When I took Thunder into my care the first thing I did was take him to the dentist. The dentist said his teeth were completely worn out and could no longer chew hay. The molars in horses should be completely flat and when the top arcade of molars meets the bottom arcade it grinds hay. Thunder’s teeth were “cupped out”, meaning there was no longer a flat surface, but rather a cupped surface. When he went to grind hay he couldn’t. The dentist said that if large pieces of inadequately chewed hay were to get all the way to the colon, they could irritate it and cause diarrhea. It looked like that was what was happening with Thunder.
I immediately took Thunder off hay and fed him soaked hay pellets.
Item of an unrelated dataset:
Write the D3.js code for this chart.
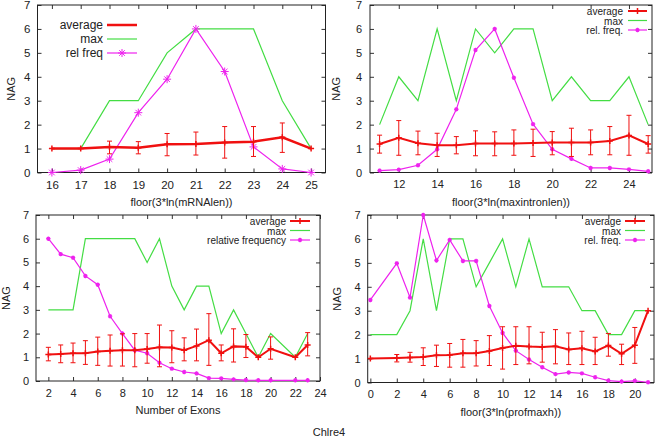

Within a week his manure normalized, and there was no sign of diarrhea. I even weaned him off the probiotic, and the diarrhea hasn’t been back. It’s been 2 1⁄2 years.
I asked the dentist if the present condition of Thunder’s teeth was preventable.
“Yes,” he answered.
“When would have been the last chance to start seeing him before we would end up with worn out teeth?”
“Ten years ago.”
Why does this all matter? It’s cheaper to feed high quality hay than it is to feed hay pellets. It’s more convenient to feed hay than it is to soak hay pellets a few times a day. While I don’t regret a single moment figuring out what Thunder needed and then providing it, if different decisions were made 10 years ago, and the information was in the hands of the horse owner, then Thunder could have been spared the years of chronic diarrhea and the resulting toll it took on his body.
If you have a horse, consider seeing an equine dentist as part of your horse’s care team. Don’t wait until they are old and having serious issues. Prevention is key. The health and longevity of your horse depends on it. And the best part of all, you will have more years to enjoy your horse.